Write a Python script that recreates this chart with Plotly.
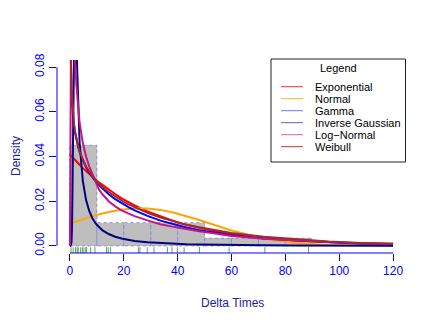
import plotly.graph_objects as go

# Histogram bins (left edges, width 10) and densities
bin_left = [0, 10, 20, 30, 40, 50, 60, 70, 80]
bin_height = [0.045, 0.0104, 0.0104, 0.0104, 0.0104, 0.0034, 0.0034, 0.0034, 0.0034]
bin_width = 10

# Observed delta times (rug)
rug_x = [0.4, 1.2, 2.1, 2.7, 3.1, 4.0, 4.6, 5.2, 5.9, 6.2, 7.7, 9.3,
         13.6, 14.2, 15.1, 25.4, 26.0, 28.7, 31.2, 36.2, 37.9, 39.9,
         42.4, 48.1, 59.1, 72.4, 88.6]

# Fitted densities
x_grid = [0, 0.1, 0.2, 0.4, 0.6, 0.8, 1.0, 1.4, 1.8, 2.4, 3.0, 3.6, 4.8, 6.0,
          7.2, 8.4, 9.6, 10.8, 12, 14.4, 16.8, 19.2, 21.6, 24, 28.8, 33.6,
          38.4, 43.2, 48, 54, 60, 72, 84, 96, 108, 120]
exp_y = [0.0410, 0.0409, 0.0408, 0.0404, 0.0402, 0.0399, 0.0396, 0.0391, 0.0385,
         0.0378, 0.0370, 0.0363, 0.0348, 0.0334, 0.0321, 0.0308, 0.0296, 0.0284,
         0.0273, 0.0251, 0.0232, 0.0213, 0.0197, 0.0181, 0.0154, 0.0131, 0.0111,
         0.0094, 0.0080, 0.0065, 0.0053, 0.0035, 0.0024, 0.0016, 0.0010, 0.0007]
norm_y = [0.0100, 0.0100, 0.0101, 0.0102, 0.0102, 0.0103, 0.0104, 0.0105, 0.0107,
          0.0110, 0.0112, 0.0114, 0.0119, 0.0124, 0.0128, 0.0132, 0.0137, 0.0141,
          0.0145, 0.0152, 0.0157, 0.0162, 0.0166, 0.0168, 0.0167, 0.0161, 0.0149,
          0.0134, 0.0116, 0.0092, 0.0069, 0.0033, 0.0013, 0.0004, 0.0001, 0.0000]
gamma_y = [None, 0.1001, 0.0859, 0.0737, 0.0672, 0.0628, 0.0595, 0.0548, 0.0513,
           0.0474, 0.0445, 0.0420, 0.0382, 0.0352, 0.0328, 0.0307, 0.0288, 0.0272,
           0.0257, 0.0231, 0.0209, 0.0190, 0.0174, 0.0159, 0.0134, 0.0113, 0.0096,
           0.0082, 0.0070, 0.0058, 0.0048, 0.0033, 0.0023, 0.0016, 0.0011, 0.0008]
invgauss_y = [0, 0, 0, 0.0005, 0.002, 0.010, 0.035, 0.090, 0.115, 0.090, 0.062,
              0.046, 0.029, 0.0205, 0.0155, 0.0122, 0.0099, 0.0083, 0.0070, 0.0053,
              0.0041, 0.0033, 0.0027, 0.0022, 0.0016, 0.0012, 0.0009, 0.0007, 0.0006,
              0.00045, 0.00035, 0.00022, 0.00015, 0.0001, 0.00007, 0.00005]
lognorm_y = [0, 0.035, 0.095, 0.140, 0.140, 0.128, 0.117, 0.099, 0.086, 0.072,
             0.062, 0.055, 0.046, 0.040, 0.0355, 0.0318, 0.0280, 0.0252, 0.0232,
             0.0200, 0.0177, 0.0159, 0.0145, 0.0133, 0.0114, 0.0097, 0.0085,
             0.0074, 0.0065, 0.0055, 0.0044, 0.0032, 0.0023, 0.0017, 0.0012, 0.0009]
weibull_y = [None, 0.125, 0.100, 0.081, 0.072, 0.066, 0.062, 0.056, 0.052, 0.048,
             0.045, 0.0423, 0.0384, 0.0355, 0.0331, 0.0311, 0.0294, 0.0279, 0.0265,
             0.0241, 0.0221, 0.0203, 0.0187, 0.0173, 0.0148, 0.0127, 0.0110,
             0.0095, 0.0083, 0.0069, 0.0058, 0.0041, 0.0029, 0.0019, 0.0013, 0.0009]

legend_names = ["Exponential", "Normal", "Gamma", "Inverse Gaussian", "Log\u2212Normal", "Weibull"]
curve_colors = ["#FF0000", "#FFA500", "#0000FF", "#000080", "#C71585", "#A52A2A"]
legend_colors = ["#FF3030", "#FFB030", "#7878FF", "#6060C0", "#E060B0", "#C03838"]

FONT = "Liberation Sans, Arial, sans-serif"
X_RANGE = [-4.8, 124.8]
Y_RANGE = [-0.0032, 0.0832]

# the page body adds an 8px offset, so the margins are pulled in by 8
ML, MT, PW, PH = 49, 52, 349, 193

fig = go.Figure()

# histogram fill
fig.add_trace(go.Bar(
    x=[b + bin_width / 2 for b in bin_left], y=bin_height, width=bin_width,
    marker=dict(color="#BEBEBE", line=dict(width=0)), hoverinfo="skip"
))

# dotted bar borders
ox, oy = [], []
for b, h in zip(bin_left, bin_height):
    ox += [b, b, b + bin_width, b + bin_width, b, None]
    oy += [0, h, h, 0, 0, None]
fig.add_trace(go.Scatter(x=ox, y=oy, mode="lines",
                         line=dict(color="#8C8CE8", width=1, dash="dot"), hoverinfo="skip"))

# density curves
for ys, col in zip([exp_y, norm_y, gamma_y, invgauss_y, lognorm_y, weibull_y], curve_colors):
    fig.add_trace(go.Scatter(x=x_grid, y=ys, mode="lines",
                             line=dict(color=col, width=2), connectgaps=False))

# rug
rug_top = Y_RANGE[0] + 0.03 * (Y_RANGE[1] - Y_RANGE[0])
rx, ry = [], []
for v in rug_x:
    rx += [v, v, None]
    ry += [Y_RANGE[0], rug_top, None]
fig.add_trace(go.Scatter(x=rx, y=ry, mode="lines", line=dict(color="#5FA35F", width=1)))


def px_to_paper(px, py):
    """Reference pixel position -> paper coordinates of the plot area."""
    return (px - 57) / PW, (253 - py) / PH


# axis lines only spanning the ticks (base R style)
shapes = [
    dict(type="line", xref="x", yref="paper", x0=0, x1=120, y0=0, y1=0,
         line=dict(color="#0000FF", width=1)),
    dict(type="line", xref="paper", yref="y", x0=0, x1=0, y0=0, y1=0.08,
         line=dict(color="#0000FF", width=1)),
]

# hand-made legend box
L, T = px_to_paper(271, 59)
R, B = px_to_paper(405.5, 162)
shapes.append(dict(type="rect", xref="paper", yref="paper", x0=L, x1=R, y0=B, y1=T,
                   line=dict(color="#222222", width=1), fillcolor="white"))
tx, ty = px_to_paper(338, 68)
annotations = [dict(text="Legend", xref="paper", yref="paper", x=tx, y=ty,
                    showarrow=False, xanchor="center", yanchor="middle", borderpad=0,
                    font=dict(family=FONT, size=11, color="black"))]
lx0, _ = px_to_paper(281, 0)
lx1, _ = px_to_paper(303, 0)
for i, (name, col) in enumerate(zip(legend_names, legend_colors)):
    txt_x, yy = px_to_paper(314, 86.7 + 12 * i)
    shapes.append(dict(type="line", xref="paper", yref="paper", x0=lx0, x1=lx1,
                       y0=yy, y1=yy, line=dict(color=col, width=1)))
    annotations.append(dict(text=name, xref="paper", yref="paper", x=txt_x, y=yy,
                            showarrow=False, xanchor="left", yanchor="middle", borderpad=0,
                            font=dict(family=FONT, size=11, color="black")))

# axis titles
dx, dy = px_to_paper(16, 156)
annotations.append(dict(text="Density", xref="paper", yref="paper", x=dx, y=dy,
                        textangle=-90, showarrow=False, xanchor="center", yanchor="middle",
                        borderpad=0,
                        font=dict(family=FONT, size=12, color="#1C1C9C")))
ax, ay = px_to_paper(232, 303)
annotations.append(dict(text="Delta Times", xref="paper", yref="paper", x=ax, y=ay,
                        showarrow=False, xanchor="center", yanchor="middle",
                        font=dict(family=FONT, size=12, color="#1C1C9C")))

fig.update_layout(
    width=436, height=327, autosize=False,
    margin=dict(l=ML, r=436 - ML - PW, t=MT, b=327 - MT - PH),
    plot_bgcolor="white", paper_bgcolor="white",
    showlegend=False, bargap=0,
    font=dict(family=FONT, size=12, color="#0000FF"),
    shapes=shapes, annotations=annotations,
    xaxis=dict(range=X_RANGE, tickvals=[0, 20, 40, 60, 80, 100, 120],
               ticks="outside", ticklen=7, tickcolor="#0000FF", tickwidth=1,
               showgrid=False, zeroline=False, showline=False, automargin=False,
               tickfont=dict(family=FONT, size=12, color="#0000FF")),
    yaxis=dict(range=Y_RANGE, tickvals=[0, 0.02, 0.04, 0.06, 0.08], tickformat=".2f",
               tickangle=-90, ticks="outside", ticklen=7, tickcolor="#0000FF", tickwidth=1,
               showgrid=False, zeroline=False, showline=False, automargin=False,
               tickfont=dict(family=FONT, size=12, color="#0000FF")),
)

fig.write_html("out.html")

- Written problem
From the first line above down to the line with "42.4, 48.1, 59.1, 72.4, 88.6]", reproduce every line and no others, omitting pictures.

- Final result
Write a Python script that recreates this chart with Plotly.
import plotly.graph_objects as go

# Histogram bins (left edges, width 10) and densities
bin_left = [0, 10, 20, 30, 40, 50, 60, 70, 80]
bin_height = [0.045, 0.0104, 0.0104, 0.0104, 0.0104, 0.0034, 0.0034, 0.0034, 0.0034]
bin_width = 10

# Observed delta times (rug)
rug_x = [0.4, 1.2, 2.1, 2.7, 3.1, 4.0, 4.6, 5.2, 5.9, 6.2, 7.7, 9.3,
         13.6, 14.2, 15.1, 25.4, 26.0, 28.7, 31.2, 36.2, 37.9, 39.9,
         42.4, 48.1, 59.1, 72.4, 88.6]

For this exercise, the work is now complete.